= Requirements =
Pictures excluded, return the lines below from the first through the line holding "const H = 466;".

Figure scripts
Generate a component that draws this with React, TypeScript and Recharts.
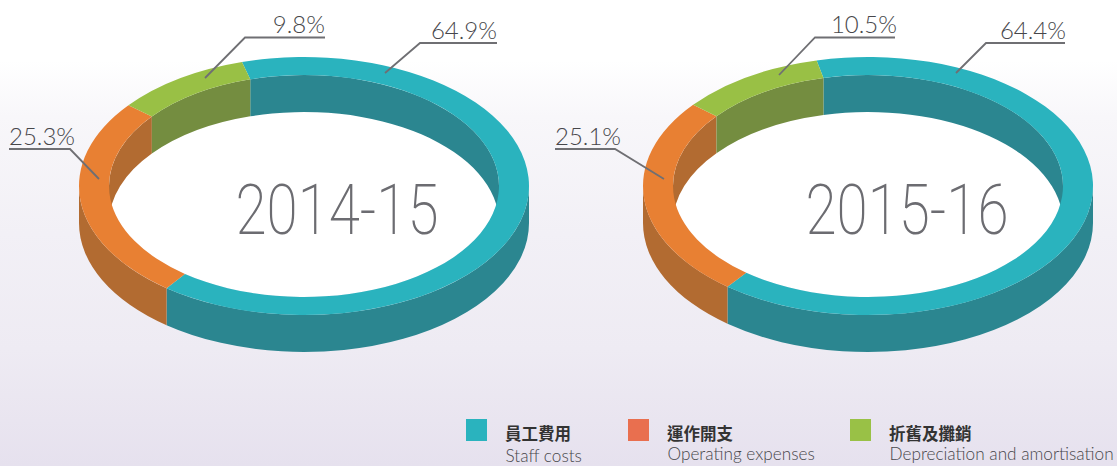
import React from "react";
import { PieChart, Pie, Legend } from "recharts";

const W = 1117;
const H = 466;

const seriesZh = ["員工費用", "運作開支", "折舊及攤銷"];
const seriesEn = ["Staff costs", "Operating expenses", "Depreciation and amortisation"];
const values2014 = [64.9, 25.3, 9.8];
const values2015 = [64.4, 25.1, 10.5];
const topColors = ["#2ab3be", "#e88033", "#99c045"];
const sideColors = ["#2b8690", "#b26b31", "#748d40"];
const legendColors = ["#2ab3be", "#e96f4f", "#99c146"];
const legendLeft = [466, 628, 850];
const legendEnTop = [446, 444, 444];

const RY_OUT = 129;
const RY_IN = 111;
const DEPTH = 37;
const TEXT = "#47474b";
const LINE = "#6f6f73";
const FONT = "Lato, 'Noto Sans', sans-serif";

const rad = (d: number) => (d * Math.PI) / 180;

function pt(cx: number, cy: number, rx: number, ry: number, t: number, dy = 0) {
  return [cx + rx * Math.cos(rad(t)), cy - ry * Math.sin(rad(t)) + dy];
}

// clip [b, a] to the ranges [lo + 360k, hi + 360k]
function clip(a: number, b: number, lo: number, hi: number) {
  const out: [number, number][] = [];
  for (let k = -2; k <= 2; k++) {
    const h = Math.min(a, hi + 360 * k);
    const l = Math.max(b, lo + 360 * k);
    if (h > l) out.push([h, l]);
  }
  return out;
}

function wall(cx: number, cy: number, rx: number, ry: number, a: number, b: number) {
  const s = pt(cx, cy, rx, ry, a);
  const e = pt(cx, cy, rx, ry, b);
  const large = a - b > 180 ? 1 : 0;
  return `M${s[0]},${s[1]}A${rx},${ry} 0 ${large} 1 ${e[0]},${e[1]}L${e[0]},${e[1] + DEPTH}A${rx},${ry} 0 ${large} 0 ${s[0]},${s[1] + DEPTH}Z`;
}

function Ring3D(props: any) {
  const { cx, cy, innerRadius, outerRadius, startAngle, endAngle, fill, payload } = props;
  const a = Math.max(startAngle, endAngle);
  const b = Math.min(startAngle, endAngle);
  const side = payload?.side ?? props.side;
  const first = (payload?.order ?? props.order) === 0;
  const large = a - b > 180 ? 1 : 0;
  const o1 = pt(cx, cy, outerRadius, RY_OUT, a);
  const o2 = pt(cx, cy, outerRadius, RY_OUT, b);
  const i1 = pt(cx, cy, innerRadius, RY_IN, a);
  const i2 = pt(cx, cy, innerRadius, RY_IN, b);
  const top = `M${o1[0]},${o1[1]}A${outerRadius},${RY_OUT} 0 ${large} 1 ${o2[0]},${o2[1]}L${i2[0]},${i2[1]}A${innerRadius},${RY_IN} 0 ${large} 0 ${i1[0]},${i1[1]}Z`;
  return (
    <g>
      {first && <ellipse cx={cx} cy={cy} rx={innerRadius} ry={RY_IN} fill="#ffffff" />}
      {clip(a, b, 0, 180).map(([h, l], i) => (
        <path key={`i${i}`} d={wall(cx, cy, innerRadius, RY_IN, h, l)} fill={side} />
      ))}
      {clip(a, b, 180, 360).map(([h, l], i) => (
        <path key={`o${i}`} d={wall(cx, cy, outerRadius, RY_OUT, h, l)} fill={side} />
      ))}
      <path d={top} fill={fill} />
    </g>
  );
}

type Callout = { tip: number[]; elbow: number[]; end: number[]; textX: number; baseY: number; anchor: string };

const callouts2014: Callout[] = [
  { tip: [81, -113], elbow: [116, -143], end: [193, -143], textX: 193, baseY: -147, anchor: "end" },
  { tip: [-205, -7], elbow: [-234, -37], end: [-295, -37], textX: -295, baseY: -41, anchor: "start" },
  { tip: [-99, -108], elbow: [-59, -148.5], end: [21, -148.5], textX: 21, baseY: -153, anchor: "end" },
];
const callouts2015: Callout[] = [
  { tip: [88, -113], elbow: [118, -143], end: [197, -143], textX: 198, baseY: -147, anchor: "end" },
  { tip: [-204, -7], elbow: [-253, -37], end: [-313, -37], textX: -313, baseY: -41, anchor: "start" },
  { tip: [-89, -111], elbow: [-53, -148.5], end: [27, -148.5], textX: 29, baseY: -153, anchor: "end" },
];

function makeLabel(callouts: Callout[], year: string, yearX: number) {
  return (props: any) => {
    const { cx, cy, index, value } = props;
    const c = callouts[index];
    return (
      <g>
        {index === 0 && (
          <text
            x={cx + yearX}
            y={cy + 48}
            textAnchor="middle"
            textLength={203}
            lengthAdjust="spacingAndGlyphs"
            fontFamily="'Roboto', sans-serif"
            fontWeight={200}
            fontSize={71}
            fill="#6c6c71"
          >
            {year}
          </text>
        )}
        <polyline
          points={`${cx + c.tip[0]},${cy + c.tip[1]} ${cx + c.elbow[0]},${cy + c.elbow[1]} ${cx + c.end[0]},${cy + c.end[1]}`}
          fill="none"
          stroke={LINE}
          strokeWidth={1.8}
        />
        <text x={cx + c.textX} y={cy + c.baseY} textAnchor={c.anchor as any} fontFamily={FONT} fontWeight={300} fontSize={24} fill={TEXT}>
          {`${value.toFixed(1)}%`}
        </text>
      </g>
    );
  };
}

const rows = (values: number[]) =>
  values.map((v, i) => ({ name: seriesEn[i], value: v, fill: topColors[i], side: sideColors[i], order: i }));

function LegendBlock() {
  return (
    <div style={{ position: "relative", width: W, height: H, pointerEvents: "none" }}>
      {seriesEn.map((en, i) => (
        <div key={en}>
          <div style={{ position: "absolute", left: legendLeft[i], top: 419, width: 21, height: 22, background: legendColors[i] }} />
          <div style={{ position: "absolute", left: legendLeft[i] + 39, top: 421, fontFamily: "'Noto Sans CJK TC', sans-serif", fontWeight: 700, fontSize: 16.5, lineHeight: "24px", color: "#333", whiteSpace: "nowrap" }}>
            {seriesZh[i]}
          </div>
          <div style={{ position: "absolute", left: legendLeft[i] + 39.5, top: legendEnTop[i], fontFamily: FONT, fontWeight: 300, fontSize: 17.2, lineHeight: "20px", color: "#47474b", whiteSpace: "nowrap" }}>
            {en}
          </div>
        </div>
      ))}
    </div>
  );
}

export default function App() {
  return (
    <div
      style={{
        position: "absolute",
        left: 0,
        top: 0,
        width: W,
        height: H,
        overflow: "hidden",
        background: "linear-gradient(180deg, #ffffff 0%, #ffffff 13%, #f8f7fa 25%, #f2f0f6 50%, #eeebf3 75%, #e6e1ee 100%)",
      }}
    >
      <PieChart width={W} height={H} margin={{ top: 0, right: 0, bottom: 0, left: 0 }}>
        <Pie
          data={rows(values2014)}
          dataKey="value"
          nameKey="name"
          cx={304}
          cy={186}
          innerRadius={195}
          outerRadius={225}
          startAngle={106}
          endAngle={-254}
          stroke="none"
          shape={Ring3D}
          label={makeLabel(callouts2014, "2014-15", 33)}
          labelLine={false}
          isAnimationActive={false}
        />
        <Pie
          data={rows(values2015)}
          dataKey="value"
          nameKey="name"
          cx={868}
          cy={186}
          innerRadius={195}
          outerRadius={225}
          startAngle={103.2}
          endAngle={-256.8}
          stroke="none"
          shape={Ring3D}
          label={makeLabel(callouts2015, "2015-16", 39)}
          labelLine={false}
          isAnimationActive={false}
        />
        <Legend content={() => <LegendBlock />} wrapperStyle={{ position: "absolute", left: 0, top: 0, bottom: "auto", width: W, height: H }} />
      </PieChart>
    </div>
  );
}
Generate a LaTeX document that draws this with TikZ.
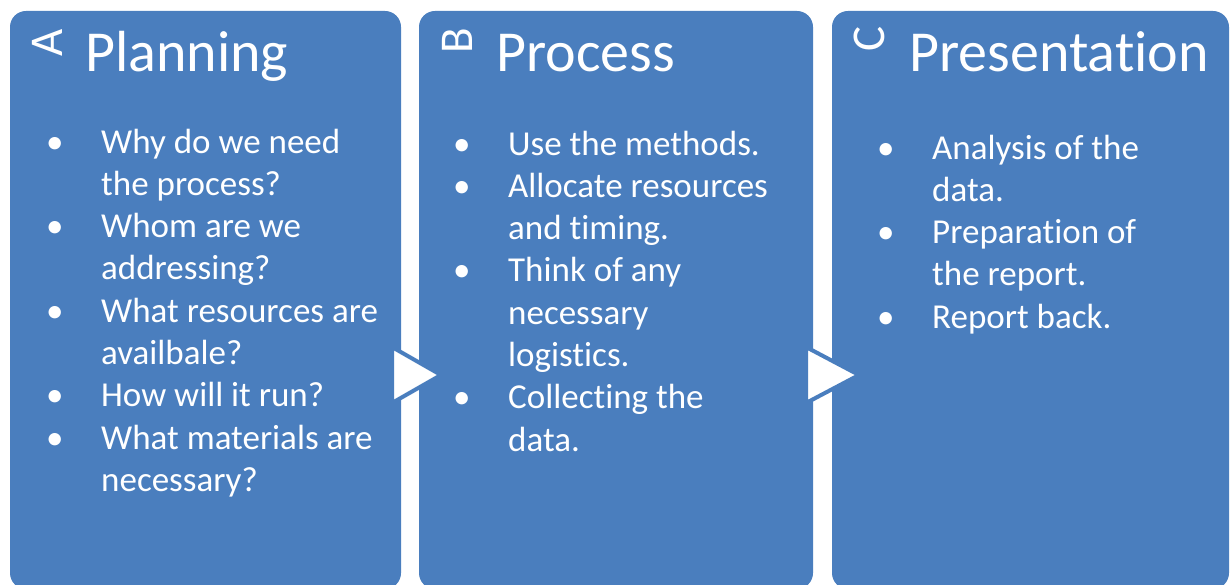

= Finished exercise =
Generate a component that draws this with React, TypeScript and Recharts.
import React from "react";
import { PieChart, Pie, Legend } from "recharts";

const W = 1117;
const H = 466;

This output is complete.